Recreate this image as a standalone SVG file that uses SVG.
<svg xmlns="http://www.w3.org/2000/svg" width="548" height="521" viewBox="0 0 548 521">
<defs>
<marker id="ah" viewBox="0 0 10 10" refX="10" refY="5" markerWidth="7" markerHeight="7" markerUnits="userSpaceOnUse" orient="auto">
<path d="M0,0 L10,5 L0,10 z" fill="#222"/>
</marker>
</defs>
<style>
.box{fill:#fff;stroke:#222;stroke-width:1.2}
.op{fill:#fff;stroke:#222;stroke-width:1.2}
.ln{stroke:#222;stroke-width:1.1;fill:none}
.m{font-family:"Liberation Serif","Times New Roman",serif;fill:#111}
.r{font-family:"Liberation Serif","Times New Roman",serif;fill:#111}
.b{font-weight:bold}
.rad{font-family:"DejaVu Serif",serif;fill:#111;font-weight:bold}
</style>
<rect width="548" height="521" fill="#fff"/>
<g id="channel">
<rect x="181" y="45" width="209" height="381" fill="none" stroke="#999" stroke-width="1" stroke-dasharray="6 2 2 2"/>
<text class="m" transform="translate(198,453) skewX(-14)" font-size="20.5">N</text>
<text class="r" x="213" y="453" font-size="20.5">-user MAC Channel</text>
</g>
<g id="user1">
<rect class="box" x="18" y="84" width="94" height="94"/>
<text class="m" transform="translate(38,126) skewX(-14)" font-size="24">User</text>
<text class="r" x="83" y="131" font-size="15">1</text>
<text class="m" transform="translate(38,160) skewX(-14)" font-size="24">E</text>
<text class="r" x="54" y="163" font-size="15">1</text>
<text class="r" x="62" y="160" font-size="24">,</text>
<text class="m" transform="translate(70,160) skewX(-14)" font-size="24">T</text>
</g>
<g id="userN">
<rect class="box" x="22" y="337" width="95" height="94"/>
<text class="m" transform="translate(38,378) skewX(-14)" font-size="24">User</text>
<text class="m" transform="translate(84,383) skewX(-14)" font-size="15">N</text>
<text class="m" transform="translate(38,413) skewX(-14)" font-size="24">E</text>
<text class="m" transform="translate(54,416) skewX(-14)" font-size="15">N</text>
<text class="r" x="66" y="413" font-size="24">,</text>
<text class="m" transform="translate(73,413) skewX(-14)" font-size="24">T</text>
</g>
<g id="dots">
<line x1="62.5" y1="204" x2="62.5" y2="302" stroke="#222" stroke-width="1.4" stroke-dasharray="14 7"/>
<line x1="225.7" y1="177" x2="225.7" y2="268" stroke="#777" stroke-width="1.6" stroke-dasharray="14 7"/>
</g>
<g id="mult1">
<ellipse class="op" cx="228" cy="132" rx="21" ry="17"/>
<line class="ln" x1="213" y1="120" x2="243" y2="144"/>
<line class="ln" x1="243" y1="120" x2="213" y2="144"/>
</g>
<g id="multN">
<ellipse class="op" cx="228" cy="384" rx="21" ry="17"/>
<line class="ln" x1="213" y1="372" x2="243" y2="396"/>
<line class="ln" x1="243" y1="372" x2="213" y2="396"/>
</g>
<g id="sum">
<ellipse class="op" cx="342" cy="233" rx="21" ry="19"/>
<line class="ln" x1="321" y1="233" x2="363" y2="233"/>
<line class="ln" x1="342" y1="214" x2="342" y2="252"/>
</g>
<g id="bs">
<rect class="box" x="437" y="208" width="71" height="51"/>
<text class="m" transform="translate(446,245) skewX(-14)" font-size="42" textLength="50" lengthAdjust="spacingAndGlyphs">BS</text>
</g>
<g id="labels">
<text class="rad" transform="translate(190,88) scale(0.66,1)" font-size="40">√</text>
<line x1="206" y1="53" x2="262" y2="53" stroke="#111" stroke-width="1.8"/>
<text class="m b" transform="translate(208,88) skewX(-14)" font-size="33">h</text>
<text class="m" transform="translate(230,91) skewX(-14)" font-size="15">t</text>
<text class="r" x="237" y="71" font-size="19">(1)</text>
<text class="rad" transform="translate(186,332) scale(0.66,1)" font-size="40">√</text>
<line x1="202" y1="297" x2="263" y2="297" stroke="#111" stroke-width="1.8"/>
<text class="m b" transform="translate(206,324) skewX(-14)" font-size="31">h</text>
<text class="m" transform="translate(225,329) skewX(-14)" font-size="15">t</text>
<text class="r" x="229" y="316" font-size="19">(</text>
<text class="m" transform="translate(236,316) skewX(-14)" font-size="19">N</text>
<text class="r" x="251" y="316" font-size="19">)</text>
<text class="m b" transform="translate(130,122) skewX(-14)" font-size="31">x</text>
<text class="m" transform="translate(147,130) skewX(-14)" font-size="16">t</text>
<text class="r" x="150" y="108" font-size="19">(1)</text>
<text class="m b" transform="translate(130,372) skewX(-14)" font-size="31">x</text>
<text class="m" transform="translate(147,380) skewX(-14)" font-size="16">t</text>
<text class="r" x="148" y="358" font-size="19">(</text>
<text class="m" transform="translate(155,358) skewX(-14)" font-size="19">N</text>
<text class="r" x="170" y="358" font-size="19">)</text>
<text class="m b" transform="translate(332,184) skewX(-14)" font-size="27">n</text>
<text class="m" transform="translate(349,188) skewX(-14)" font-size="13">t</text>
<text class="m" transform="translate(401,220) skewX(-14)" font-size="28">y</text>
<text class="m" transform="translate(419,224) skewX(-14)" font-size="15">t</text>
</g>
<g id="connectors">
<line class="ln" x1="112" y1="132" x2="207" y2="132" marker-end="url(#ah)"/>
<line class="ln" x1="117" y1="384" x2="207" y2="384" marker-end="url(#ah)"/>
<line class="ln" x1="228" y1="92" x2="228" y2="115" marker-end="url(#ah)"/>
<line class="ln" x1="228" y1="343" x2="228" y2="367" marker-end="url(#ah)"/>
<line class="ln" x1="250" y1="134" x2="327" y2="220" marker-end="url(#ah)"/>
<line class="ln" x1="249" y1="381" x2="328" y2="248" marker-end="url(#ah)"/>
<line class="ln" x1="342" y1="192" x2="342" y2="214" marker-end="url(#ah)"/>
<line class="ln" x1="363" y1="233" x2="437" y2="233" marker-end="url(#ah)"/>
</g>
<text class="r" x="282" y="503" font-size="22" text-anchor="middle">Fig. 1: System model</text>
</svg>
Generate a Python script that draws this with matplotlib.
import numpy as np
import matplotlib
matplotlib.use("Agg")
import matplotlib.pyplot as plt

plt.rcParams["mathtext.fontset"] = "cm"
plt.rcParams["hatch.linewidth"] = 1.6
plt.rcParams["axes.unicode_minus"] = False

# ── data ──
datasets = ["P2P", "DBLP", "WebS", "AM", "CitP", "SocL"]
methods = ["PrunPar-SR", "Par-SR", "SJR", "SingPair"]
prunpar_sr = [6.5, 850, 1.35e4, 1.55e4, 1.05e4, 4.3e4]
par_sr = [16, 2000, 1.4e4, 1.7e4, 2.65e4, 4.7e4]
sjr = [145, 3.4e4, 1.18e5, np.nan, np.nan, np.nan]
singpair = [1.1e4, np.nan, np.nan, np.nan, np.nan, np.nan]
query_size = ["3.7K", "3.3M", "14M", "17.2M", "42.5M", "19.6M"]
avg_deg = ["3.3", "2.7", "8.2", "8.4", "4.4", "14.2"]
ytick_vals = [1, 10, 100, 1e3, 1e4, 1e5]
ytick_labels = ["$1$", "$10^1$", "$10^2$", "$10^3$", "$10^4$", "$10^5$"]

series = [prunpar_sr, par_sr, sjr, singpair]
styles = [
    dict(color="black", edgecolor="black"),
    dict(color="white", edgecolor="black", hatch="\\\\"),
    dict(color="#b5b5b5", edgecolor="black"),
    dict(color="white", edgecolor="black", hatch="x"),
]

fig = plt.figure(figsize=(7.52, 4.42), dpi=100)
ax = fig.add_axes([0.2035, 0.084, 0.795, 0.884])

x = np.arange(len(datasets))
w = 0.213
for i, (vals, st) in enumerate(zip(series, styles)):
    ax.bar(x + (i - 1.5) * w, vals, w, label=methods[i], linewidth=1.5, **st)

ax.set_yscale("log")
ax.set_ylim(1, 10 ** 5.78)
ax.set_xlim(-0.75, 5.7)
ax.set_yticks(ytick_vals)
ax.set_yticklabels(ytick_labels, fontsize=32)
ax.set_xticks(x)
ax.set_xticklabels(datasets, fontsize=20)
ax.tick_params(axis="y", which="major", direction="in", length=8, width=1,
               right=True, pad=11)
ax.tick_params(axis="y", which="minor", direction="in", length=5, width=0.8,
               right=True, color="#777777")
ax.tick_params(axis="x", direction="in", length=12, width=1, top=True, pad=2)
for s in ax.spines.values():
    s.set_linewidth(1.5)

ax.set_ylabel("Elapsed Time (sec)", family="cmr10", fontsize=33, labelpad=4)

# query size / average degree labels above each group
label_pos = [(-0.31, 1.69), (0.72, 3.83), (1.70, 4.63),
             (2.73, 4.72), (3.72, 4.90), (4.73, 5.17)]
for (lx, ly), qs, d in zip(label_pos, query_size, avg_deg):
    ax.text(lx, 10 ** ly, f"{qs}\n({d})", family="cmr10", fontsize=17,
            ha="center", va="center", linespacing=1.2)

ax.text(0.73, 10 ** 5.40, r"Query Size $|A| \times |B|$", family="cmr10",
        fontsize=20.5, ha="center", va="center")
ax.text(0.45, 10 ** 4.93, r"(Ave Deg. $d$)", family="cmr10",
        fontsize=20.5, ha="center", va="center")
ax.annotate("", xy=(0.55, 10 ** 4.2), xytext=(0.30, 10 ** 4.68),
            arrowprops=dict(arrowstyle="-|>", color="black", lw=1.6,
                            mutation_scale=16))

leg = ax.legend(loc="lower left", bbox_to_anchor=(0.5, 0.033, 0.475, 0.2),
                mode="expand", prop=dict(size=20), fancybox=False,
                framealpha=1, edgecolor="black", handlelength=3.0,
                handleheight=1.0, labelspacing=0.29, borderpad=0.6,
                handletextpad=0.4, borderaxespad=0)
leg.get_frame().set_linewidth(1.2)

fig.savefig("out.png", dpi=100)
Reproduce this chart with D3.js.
━━━━━━━━━━━━━━━━━━━━━━━━━━━━━━
_The request_:
Copy out all lines above that include the string "this".

_Completed task_:
Recreate this image as a standalone SVG file that uses SVG.
Generate a Python script that draws this with matplotlib.
Reproduce this chart with D3.js.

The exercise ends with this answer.